_What you have to do:_
Skip every picture and transcribe the remaining material exactly.

_Information provided:_
^^^^^^^^^^^^^^^^

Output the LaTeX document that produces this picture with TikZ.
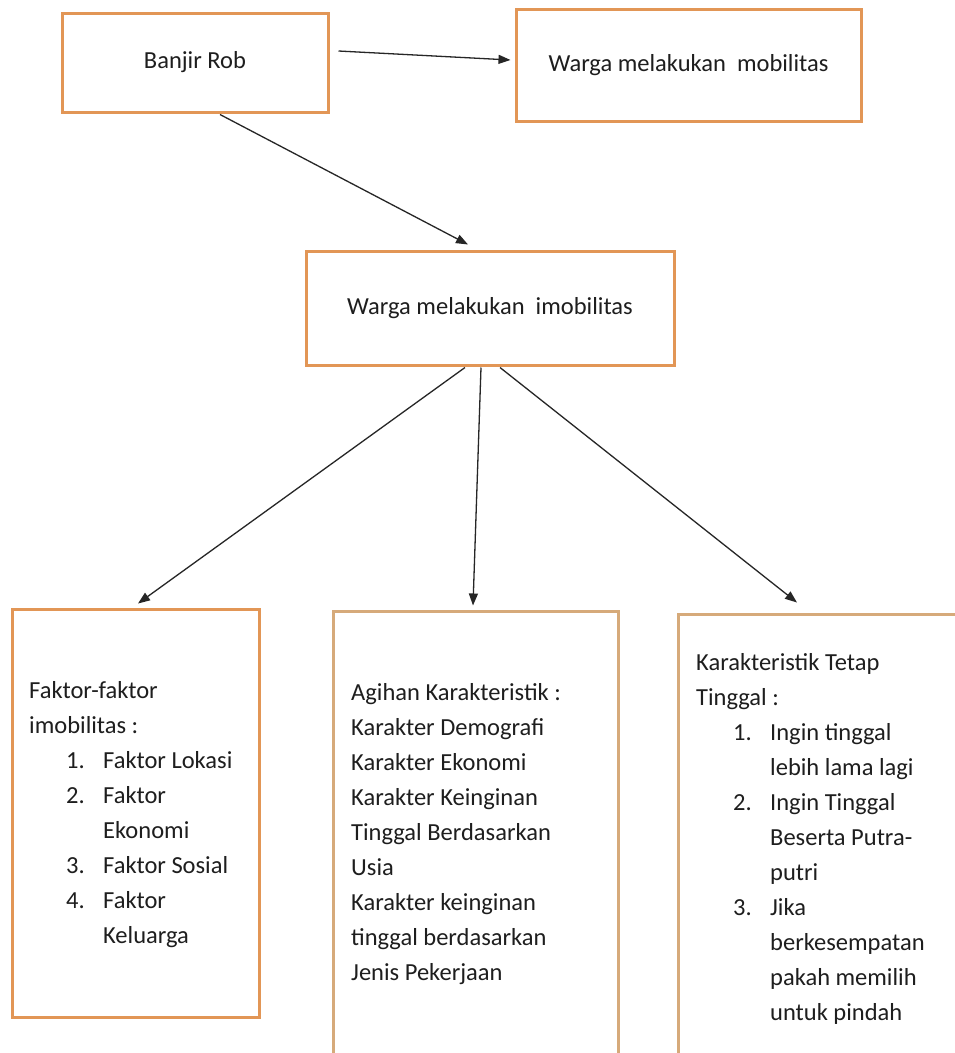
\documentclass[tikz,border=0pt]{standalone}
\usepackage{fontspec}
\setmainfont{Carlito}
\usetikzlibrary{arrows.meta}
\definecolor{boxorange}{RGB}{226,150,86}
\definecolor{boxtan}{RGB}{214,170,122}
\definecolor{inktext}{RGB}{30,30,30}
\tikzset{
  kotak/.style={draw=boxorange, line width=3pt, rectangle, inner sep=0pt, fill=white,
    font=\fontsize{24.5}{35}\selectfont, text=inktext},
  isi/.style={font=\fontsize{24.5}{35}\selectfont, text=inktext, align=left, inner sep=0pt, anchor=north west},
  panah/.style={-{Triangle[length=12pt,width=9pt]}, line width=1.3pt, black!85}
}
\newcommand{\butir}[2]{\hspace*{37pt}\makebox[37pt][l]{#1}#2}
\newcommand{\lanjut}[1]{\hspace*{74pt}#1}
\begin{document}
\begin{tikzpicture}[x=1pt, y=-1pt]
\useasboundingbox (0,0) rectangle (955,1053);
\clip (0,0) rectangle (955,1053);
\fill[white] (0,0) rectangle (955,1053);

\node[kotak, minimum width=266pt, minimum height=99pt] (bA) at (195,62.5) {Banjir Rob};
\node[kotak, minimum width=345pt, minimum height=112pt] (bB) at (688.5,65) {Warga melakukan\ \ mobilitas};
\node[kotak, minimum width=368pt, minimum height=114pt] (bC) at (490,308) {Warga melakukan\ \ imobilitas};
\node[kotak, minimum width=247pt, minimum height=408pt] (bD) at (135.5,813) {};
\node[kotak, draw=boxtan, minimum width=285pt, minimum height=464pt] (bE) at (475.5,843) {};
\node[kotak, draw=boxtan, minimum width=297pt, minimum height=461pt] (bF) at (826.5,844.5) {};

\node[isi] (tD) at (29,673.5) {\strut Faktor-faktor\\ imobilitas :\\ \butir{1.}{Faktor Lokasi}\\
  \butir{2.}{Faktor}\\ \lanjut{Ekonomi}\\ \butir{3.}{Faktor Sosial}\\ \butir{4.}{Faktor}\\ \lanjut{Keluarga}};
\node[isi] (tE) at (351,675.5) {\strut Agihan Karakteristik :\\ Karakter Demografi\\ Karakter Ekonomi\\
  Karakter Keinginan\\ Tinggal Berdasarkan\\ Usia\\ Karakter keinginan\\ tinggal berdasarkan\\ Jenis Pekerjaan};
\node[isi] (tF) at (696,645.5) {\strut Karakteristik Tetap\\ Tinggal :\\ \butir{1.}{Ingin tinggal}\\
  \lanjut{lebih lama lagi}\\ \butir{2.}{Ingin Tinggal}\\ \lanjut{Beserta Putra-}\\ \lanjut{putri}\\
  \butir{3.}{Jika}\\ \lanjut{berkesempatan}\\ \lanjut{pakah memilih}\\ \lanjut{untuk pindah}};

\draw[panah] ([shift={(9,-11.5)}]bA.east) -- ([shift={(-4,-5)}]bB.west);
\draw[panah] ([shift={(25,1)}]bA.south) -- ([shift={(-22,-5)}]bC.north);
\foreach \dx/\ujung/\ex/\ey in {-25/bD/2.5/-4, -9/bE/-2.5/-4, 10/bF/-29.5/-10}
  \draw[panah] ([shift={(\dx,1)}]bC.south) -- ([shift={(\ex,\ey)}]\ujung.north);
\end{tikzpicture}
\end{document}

^^^^^^^^^^^^^^^^

_Answer to the problem:_
Output the LaTeX document that produces this picture with TikZ.
\documentclass[tikz,border=0pt]{standalone}
\usepackage{fontspec}
\setmainfont{Carlito}
\usetikzlibrary{arrows.meta}
\definecolor{boxorange}{RGB}{226,150,86}
\definecolor{boxtan}{RGB}{214,170,122}
\definecolor{inktext}{RGB}{30,30,30}
\tikzset{
  kotak/.style={draw=boxorange, line width=3pt, rectangle, inner sep=0pt, fill=white,
    font=\fontsize{24.5}{35}\selectfont, text=inktext},
  isi/.style={font=\fontsize{24.5}{35}\selectfont, text=inktext, align=left, inner sep=0pt, anchor=north west},
  panah/.style={-{Triangle[length=12pt,width=9pt]}, line width=1.3pt, black!85}
}
\newcommand{\butir}[2]{\hspace*{37pt}\makebox[37pt][l]{#1}#2}
\newcommand{\lanjut}[1]{\hspace*{74pt}#1}
\begin{document}
\begin{tikzpicture}[x=1pt, y=-1pt]
\useasboundingbox (0,0) rectangle (955,1053);
\clip (0,0) rectangle (955,1053);
\fill[white] (0,0) rectangle (955,1053);

\node[kotak, minimum width=266pt, minimum height=99pt] (bA) at (195,62.5) {Banjir Rob};
\node[kotak, minimum width=345pt, minimum height=112pt] (bB) at (688.5,65) {Warga melakukan\ \ mobilitas};
\node[kotak, minimum width=368pt, minimum height=114pt] (bC) at (490,308) {Warga melakukan\ \ imobilitas};
\node[kotak, minimum width=247pt, minimum height=408pt] (bD) at (135.5,813) {};
\node[kotak, draw=boxtan, minimum width=285pt, minimum height=464pt] (bE) at (475.5,843) {};
\node[kotak, draw=boxtan, minimum width=297pt, minimum height=461pt] (bF) at (826.5,844.5) {};

\node[isi] (tD) at (29,673.5) {\strut Faktor-faktor\\ imobilitas :\\ \butir{1.}{Faktor Lokasi}\\
  \butir{2.}{Faktor}\\ \lanjut{Ekonomi}\\ \butir{3.}{Faktor Sosial}\\ \butir{4.}{Faktor}\\ \lanjut{Keluarga}};
\node[isi] (tE) at (351,675.5) {\strut Agihan Karakteristik :\\ Karakter Demografi\\ Karakter Ekonomi\\
  Karakter Keinginan\\ Tinggal Berdasarkan\\ Usia\\ Karakter keinginan\\ tinggal berdasarkan\\ Jenis Pekerjaan};
\node[isi] (tF) at (696,645.5) {\strut Karakteristik Tetap\\ Tinggal :\\ \butir{1.}{Ingin tinggal}\\
  \lanjut{lebih lama lagi}\\ \butir{2.}{Ingin Tinggal}\\ \lanjut{Beserta Putra-}\\ \lanjut{putri}\\
  \butir{3.}{Jika}\\ \lanjut{berkesempatan}\\ \lanjut{pakah memilih}\\ \lanjut{untuk pindah}};

\draw[panah] ([shift={(9,-11.5)}]bA.east) -- ([shift={(-4,-5)}]bB.west);
\draw[panah] ([shift={(25,1)}]bA.south) -- ([shift={(-22,-5)}]bC.north);
\foreach \dx/\ujung/\ex/\ey in {-25/bD/2.5/-4, -9/bE/-2.5/-4, 10/bF/-29.5/-10}
  \draw[panah] ([shift={(\dx,1)}]bC.south) -- ([shift={(\ex,\ey)}]\ujung.north);
\end{tikzpicture}
\end{document}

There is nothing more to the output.